-- Begin --

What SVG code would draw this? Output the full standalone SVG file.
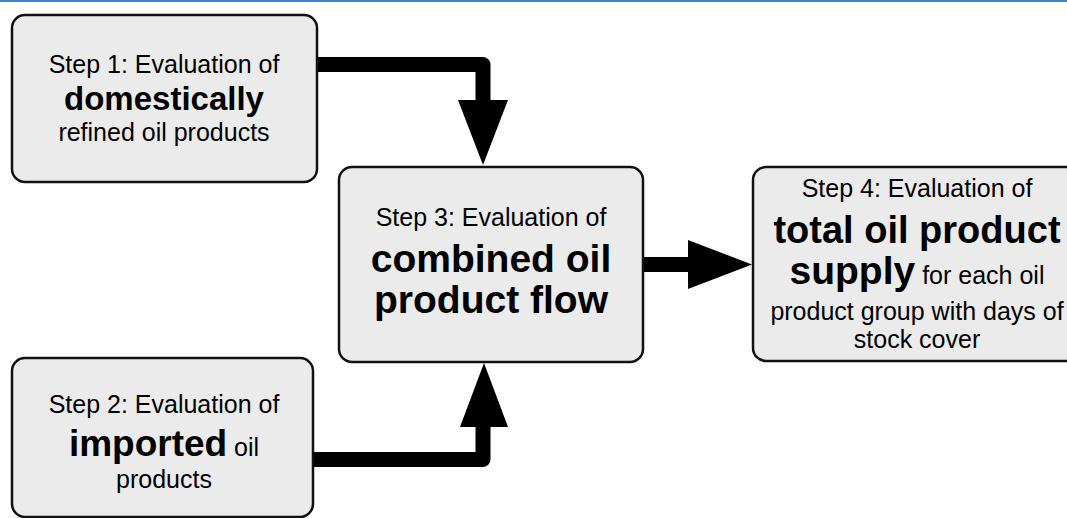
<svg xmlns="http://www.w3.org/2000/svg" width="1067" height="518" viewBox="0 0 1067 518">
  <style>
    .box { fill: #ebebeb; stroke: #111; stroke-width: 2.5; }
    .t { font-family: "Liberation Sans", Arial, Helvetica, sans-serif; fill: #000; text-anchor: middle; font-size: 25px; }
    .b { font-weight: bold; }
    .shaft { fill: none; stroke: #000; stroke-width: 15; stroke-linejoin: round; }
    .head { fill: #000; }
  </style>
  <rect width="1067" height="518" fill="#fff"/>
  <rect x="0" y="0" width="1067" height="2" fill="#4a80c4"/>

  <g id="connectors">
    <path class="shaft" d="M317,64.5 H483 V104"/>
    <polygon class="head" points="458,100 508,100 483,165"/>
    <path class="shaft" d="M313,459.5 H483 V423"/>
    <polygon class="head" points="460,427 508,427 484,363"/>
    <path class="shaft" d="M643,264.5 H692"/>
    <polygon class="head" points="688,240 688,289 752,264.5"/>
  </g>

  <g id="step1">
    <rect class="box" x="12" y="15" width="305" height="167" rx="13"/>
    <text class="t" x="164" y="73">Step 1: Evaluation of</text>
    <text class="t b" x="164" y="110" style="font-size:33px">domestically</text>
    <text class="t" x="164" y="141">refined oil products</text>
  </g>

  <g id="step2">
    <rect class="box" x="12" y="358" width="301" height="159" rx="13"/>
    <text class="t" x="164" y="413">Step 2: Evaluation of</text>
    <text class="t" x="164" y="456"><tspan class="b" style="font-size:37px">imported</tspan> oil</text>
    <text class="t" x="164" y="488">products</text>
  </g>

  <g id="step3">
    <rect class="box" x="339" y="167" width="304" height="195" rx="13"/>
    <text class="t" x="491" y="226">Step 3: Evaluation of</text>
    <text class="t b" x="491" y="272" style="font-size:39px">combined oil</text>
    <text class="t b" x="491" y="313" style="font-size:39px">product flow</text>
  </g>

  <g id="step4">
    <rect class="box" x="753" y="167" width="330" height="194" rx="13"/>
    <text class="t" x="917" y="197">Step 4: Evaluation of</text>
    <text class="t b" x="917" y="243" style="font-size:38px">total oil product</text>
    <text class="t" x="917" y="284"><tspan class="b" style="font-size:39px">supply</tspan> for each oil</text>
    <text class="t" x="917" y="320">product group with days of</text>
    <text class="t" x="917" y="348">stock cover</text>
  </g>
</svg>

-- End --

Problem requirements:
Copy every line of the data exactly as written, excluding the pictures.

Worked answer:
What SVG code would draw this? Output the full standalone SVG file.
<svg xmlns="http://www.w3.org/2000/svg" width="1067" height="518" viewBox="0 0 1067 518">
  <style>
    .box { fill: #ebebeb; stroke: #111; stroke-width: 2.5; }
    .t { font-family: "Liberation Sans", Arial, Helvetica, sans-serif; fill: #000; text-anchor: middle; font-size: 25px; }
    .b { font-weight: bold; }
    .shaft { fill: none; stroke: #000; stroke-width: 15; stroke-linejoin: round; }
    .head { fill: #000; }
  </style>
  <rect width="1067" height="518" fill="#fff"/>
  <rect x="0" y="0" width="1067" height="2" fill="#4a80c4"/>

  <g id="connectors">
    <path class="shaft" d="M317,64.5 H483 V104"/>
    <polygon class="head" points="458,100 508,100 483,165"/>
    <path class="shaft" d="M313,459.5 H483 V423"/>
    <polygon class="head" points="460,427 508,427 484,363"/>
    <path class="shaft" d="M643,264.5 H692"/>
    <polygon class="head" points="688,240 688,289 752,264.5"/>
  </g>

  <g id="step1">
    <rect class="box" x="12" y="15" width="305" height="167" rx="13"/>
    <text class="t" x="164" y="73">Step 1: Evaluation of</text>
    <text class="t b" x="164" y="110" style="font-size:33px">domestically</text>
    <text class="t" x="164" y="141">refined oil products</text>
  </g>

  <g id="step2">
    <rect class="box" x="12" y="358" width="301" height="159" rx="13"/>
    <text class="t" x="164" y="413">Step 2: Evaluation of</text>
    <text class="t" x="164" y="456"><tspan class="b" style="font-size:37px">imported</tspan> oil</text>
    <text class="t" x="164" y="488">products</text>
  </g>

  <g id="step3">
    <rect class="box" x="339" y="167" width="304" height="195" rx="13"/>
    <text class="t" x="491" y="226">Step 3: Evaluation of</text>
    <text class="t b" x="491" y="272" style="font-size:39px">combined oil</text>
    <text class="t b" x="491" y="313" style="font-size:39px">product flow</text>
  </g>

  <g id="step4">
    <rect class="box" x="753" y="167" width="330" height="194" rx="13"/>
    <text class="t" x="917" y="197">Step 4: Evaluation of</text>
    <text class="t b" x="917" y="243" style="font-size:38px">total oil product</text>
    <text class="t" x="917" y="284"><tspan class="b" style="font-size:39px">supply</tspan> for each oil</text>
    <text class="t" x="917" y="320">product group with days of</text>
    <text class="t" x="917" y="348">stock cover</text>
  </g>
</svg>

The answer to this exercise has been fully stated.